A rather new magazine called STACK, is the first magazine dedicated to helping high school athletes improve their performance safely and effectively. One of the things that this thorough, fact-checking magazine has done is compile a list of the Elite 50. The Elite 50 is a ranking of the best schools for academically minded athletes. After months of crunching numbers [wins, losses, championship titles, school rankings and academic progress], Stack listed a compilation of information that gives High School Student-Athletes a guide to choose a school that provides the right balance of academics and athletics.
Overall, Notre Dame cracked the Top 15 of the list at 13. I guess this is Stack's attempt of emulating the NCAA Overall Sports Trophy (NACDA Director's Cup, formerly the Sear's Director's Cup). Here's the breakdown of rankings in each sport: Women's Soccer(1), Women's Tennis(4), Men's Cross Country(4), Men's Soccer(4), Women's Cross Country(6), Lacrosse(6), Hockey(8), Men's Tennis(8), Football(12).

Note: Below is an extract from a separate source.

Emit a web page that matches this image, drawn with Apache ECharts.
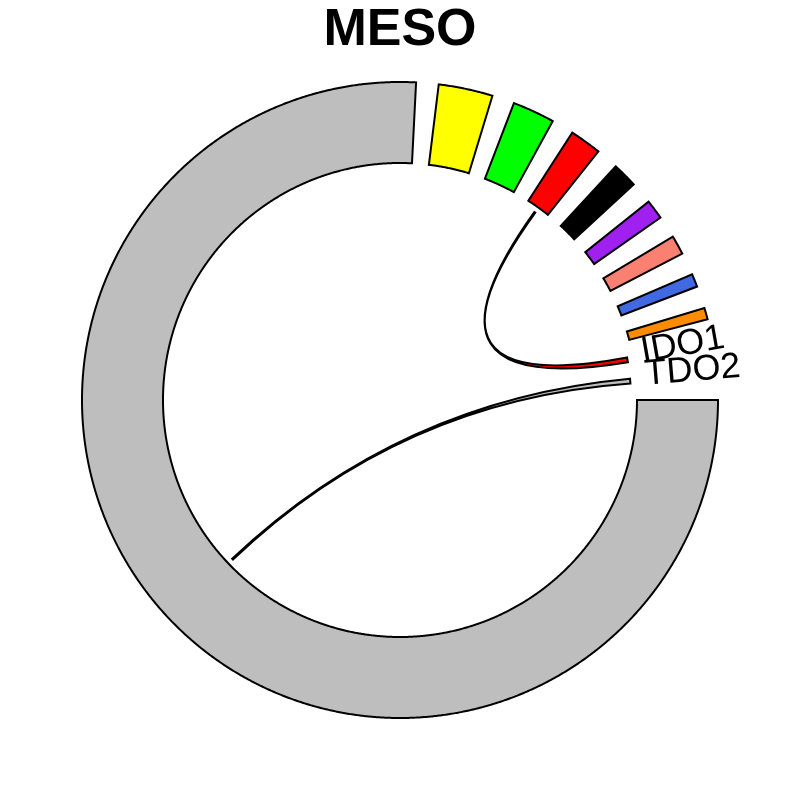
<!DOCTYPE html>
<html>
<head>
<meta charset="utf-8">
<script src="https://cdn.jsdelivr.net/npm/echarts@6/dist/echarts.min.js"></script>
<style>
  html, body { margin: 0; padding: 0; background: #fff; }
  #chart { width: 800px; height: 800px; }
</style>
</head>
<body>
<div id="chart"></div>
<script>
const sectorNames = ['rest', 's1', 's2', 's3', 's4', 's5', 's6', 's7', 's8', 'IDO1', 'TDO2'];
const sectorValues = [272.9, 9.9, 7.7, 5.8, 4.6, 3.6, 3.5, 2.4, 2.1, 1.2, 1.2];
const sectorColors = ['#BEBEBE', '#FFFF00', '#00FF00', '#FF0000', '#000000', '#A020F0',
  '#FA8072', '#4169E1', '#FF8C00', '#FF0000', '#BEBEBE'];
const sectorLabels = ['', '', '', '', '', '', '', '', '', 'IDO1', 'TDO2'];
const drawTrack = [true, true, true, true, true, true, true, true, true, false, false];
const gapValue = 4.1;

// links (source end is thin, sits mid-sector; target end fills its sector)
const linkSource = ['s3', 'rest'];
const linkTarget = ['IDO1', 'TDO2'];
const linkSourceWidth = [0.3, 0.3];
const linkColors = ['#FF0000', '#BEBEBE'];

const RING_IN = 237, RING_OUT = 318, LINK_R = 231, LABEL_R = 246;

// cumulative layout along the angle axis
const starts = [], ends = [];
let pos = 0;
sectorValues.forEach(v => { starts.push(pos); ends.push(pos + v); pos += v + gapValue; });
const total = pos;

const chart = echarts.init(document.getElementById('chart'), null, { renderer: 'canvas' });

function arcPts(api, r, a0, a1) {
  const pts = [];
  const n = Math.max(2, Math.ceil(Math.abs(a1 - a0) / 0.25));
  for (let k = 0; k <= n; k++) {
    const p = api.coord([r, a0 + (a1 - a0) * k / n]);
    pts.push([p[0], p[1]]);
  }
  return pts;
}

chart.setOption({
  animation: false,
  title: {
    text: 'MESO', left: 'center', top: 0,
    textStyle: { fontSize: 52, fontWeight: 'bold', color: '#000', fontFamily: 'Liberation Sans' }
  },
  polar: { center: ['50%', '50%'], radius: [0, RING_OUT] },
  radiusAxis: { type: 'value', min: 0, max: RING_OUT, show: false },
  angleAxis: { type: 'value', min: 0, max: total, startAngle: 0, clockwise: true, show: false },
  series: [
    {
      type: 'custom', coordinateSystem: 'polar',
      data: sectorValues.map((v, i) => [RING_OUT, i]),
      renderItem: function (params, api) {
        const i = params.dataIndex;
        if (!drawTrack[i]) return null;
        const pts = arcPts(api, RING_OUT, starts[i], ends[i])
          .concat(arcPts(api, RING_IN, ends[i], starts[i]));
        return {
          type: 'polygon', shape: { points: pts },
          style: { fill: sectorColors[i], stroke: '#000', lineWidth: 2, lineJoin: 'miter' }
        };
      }
    },
    {
      type: 'custom', coordinateSystem: 'polar',
      data: linkSource.map((s, i) => [LINK_R, i]),
      renderItem: function (params, api) {
        const i = params.dataIndex;
        const si = sectorNames.indexOf(linkSource[i]);
        const ti = sectorNames.indexOf(linkTarget[i]);
        const mid = (starts[si] + ends[si]) / 2;
        const s0 = mid - linkSourceWidth[i] / 2, s1 = mid + linkSourceWidth[i] / 2;
        const t0 = starts[ti], t1 = ends[ti];
        const c = api.coord([0, 0]);
        const sa = arcPts(api, LINK_R, s0, s1);
        const ta = arcPts(api, LINK_R, t0, t1);
        let d = 'M' + sa[0][0] + ' ' + sa[0][1];
        sa.slice(1).forEach(p => { d += ' L' + p[0] + ' ' + p[1]; });
        d += ' Q' + c[0] + ' ' + c[1] + ' ' + ta[0][0] + ' ' + ta[0][1];
        ta.slice(1).forEach(p => { d += ' L' + p[0] + ' ' + p[1]; });
        d += ' Q' + c[0] + ' ' + c[1] + ' ' + sa[0][0] + ' ' + sa[0][1] + ' Z';
        return {
          type: 'path', shape: { pathData: d },
          style: { fill: linkColors[i], stroke: '#000', lineWidth: 2 }
        };
      }
    },
    {
      type: 'custom', coordinateSystem: 'polar',
      data: sectorLabels.map((s, i) => [LABEL_R, i]),
      renderItem: function (params, api) {
        const i = params.dataIndex;
        if (!sectorLabels[i]) return null;
        const p = api.coord([LABEL_R, (starts[i] + ends[i]) / 2]);
        return {
          type: 'text', x: p[0], y: p[1], rotation: p[3],
          style: {
            text: sectorLabels[i], x: 0, y: -5, fill: '#000', fontSize: 36,
            fontFamily: 'Liberation Sans', align: 'left', verticalAlign: 'middle'
          }
        };
      }
    }
  ]
});
</script>
</body>
</html>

Being ranked 12th in football, I don't have a problem with, especially after this season's debacle. This is what the magazine had to say about it:
Notre Dame’s strong academics won’t be enough to keep football ranked 12th next year, after this season’s dismal performance. But the strength of women’s soccer (1), men’s soccer (4), men’s XC (4), women’s tennis (4), women’s XC (6), and men’s tennis (8) may keep them near the top-15 overall
Now here is my concern I have about this whole football ranking system. Stack used four academic and athletic performance categories (2008 U.S. News & World Report on America’s Best Colleges, Academic Progress Rate [APR], Athletic Performance, and STACK Factor) to determine the top 15 teams. The main area I really had a beef about was the APR. According to Stack, the APR:
Established by the NCAA in 2005, APRs gauge how well collegiate athletic programs move their student athletes toward graduation. Every team receives a rating based on the academic eligibility and retention of its players. Two points are awarded each season to every student-athlete who meets academic eligibility standards and who remains with the institution. A team’s APR is the total points earned by its members in a given period, divided by the total points possible. The highest rating is 1000. Teams that fail to reach minimum standards, which depend on the sport and its number of participants, risk NCAA sanctions.
Now here is where it gets interesting. Notre Dame's APR was at 964, while such great football factories like Auburn, Georgia, and Florida, are 967, 963, and 961, respectively. How in the world does Auburn have a higher APR rate than Notre Dame? I can live with the fact that little brother, Boston College (976), and California (965) have higher APR's than the Irish, but definitely not WAR EAGLE, err, I mean the Tigers.
With the players we do have that don't transfer, Notre Dame does do a wonderful job of keeping their players eligible and eventually graduating within five years. In fact, Notre Dame has had a 98.69% of football players that have graduated from the institution since 1962. Also, Notre Dame was tops in the country this season with Northwestern for having the highest graduation rate (95%) in Division I football. So how come Auburn was ranked higher in APR than Notre Dame? Your guess is as good as mine.
According to the NCAA, Notre Dame is the best at retaining their student-athletes from year-to-year, and graduating them in a timely manner. In their latest Federal Graduation Data, Notre Dame was again at the top. In football, the NCAA looks at three things for a particular cohort: 99-00 graduation rate, four-class average, and student-athlete graduation success rate. Below is the breakdown of numbers:
Notre Dame: 81 (99-00 GR), 84 (four-class avg.), 95 (GSR)
Auburn: 61 (99-00 GR), 56 (four-class avg.), 63 (GSR)
Georgia: 33 (99-00 GR), 39 (four-class avg.), 41 (GSR)
Florida: 32 (99-00 GR), 42 (four-class avg.), 80 (GSR)
Here are the facts. Yes, Notre Dame has had players leave the squad to transfer under the Charlie Weis regime, but so has the other three schools. You mean to tell me that Auburn hasn't lost players leaving early to the NFL or lost them to transferring in the last three seasons? Auburn has actually lost 5 to the NFL early, 7 to transferring or leaving the program, and 11 to being declared academically ineligible the last three years.
This just shows that people can spin numbers anyway they want to, to make a buck. But when they try and compare the 19th best institution in the country, according to US News and World Report, to the 96th is ridiculous. Once again the anti-Notre Dame bias shows.